De wapensmid.
Ze zijn inderdaad ontelbaar de tafereelen uit de dagen der wapensmeden, welke door onze kunstenaars geleverd worden! Er gaat, tot op onze dagen, geene tentoonstelling van eenigen omvang voorbij, of men vindt er nog een of twee van die kenmerkende onderwerpen, in welke nooit de min of meer kunstrijke opstapeling, van al wat het atelier bezit, vergeten wordt.
In de middeleeuwen was de rol van den wapensmid hoogst belangrijk en hij, die de beste blanke wapenen leverde, kreeg in de ridderwereld eene groote vermaardheid. De toepassing van het schietpoeier, in den oorlog, bracht eene aanzienlijke verandering in dit ambacht te weeg, en in onze dagen zijn de wapensmeden, zoo als zij in de middeleeuwen bestonden, gansch verdwenen en door onmeetlijke en gansch ondichterlijke wapenfabrieken vervangen.

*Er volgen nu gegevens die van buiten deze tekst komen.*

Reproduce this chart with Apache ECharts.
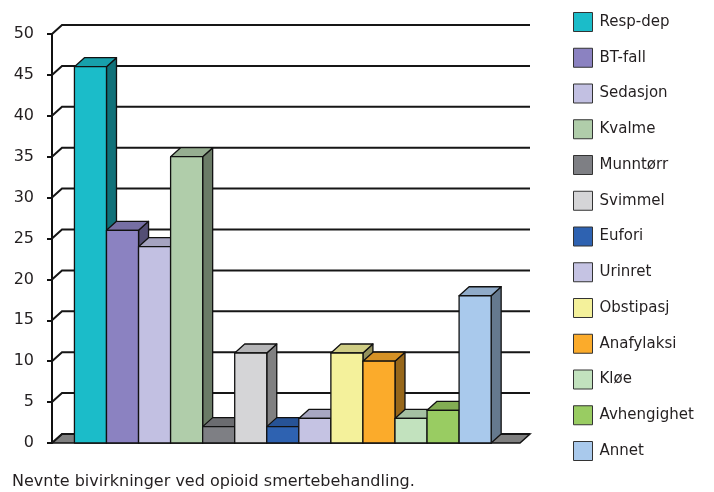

In de 14e eeuw splitste zich dit ambacht in twee; de ‘arquebusier’ maakte kleine vuurwapens, musketten, pistolen en wat dies meer; de eigenlijke wapensmid hield zich, zoo als wij hooger zegden, bij de blanke wapens, vooral degens, daggen, lansen, alsook helmen, kurassen, arm- en beenscheenen en wat dies meer.
Hoe het zij, de wapensmid zal voor den schilder en den romanschrijver nog menig belangwekkend, en voor het publiek aantrekkelijk, onderwerp opleveren. Het tafereel, waarvan wij hier eene gravure meêdeelen, is voorzeker een der meest kenmerkende, welke wij sedert lang mochten zien.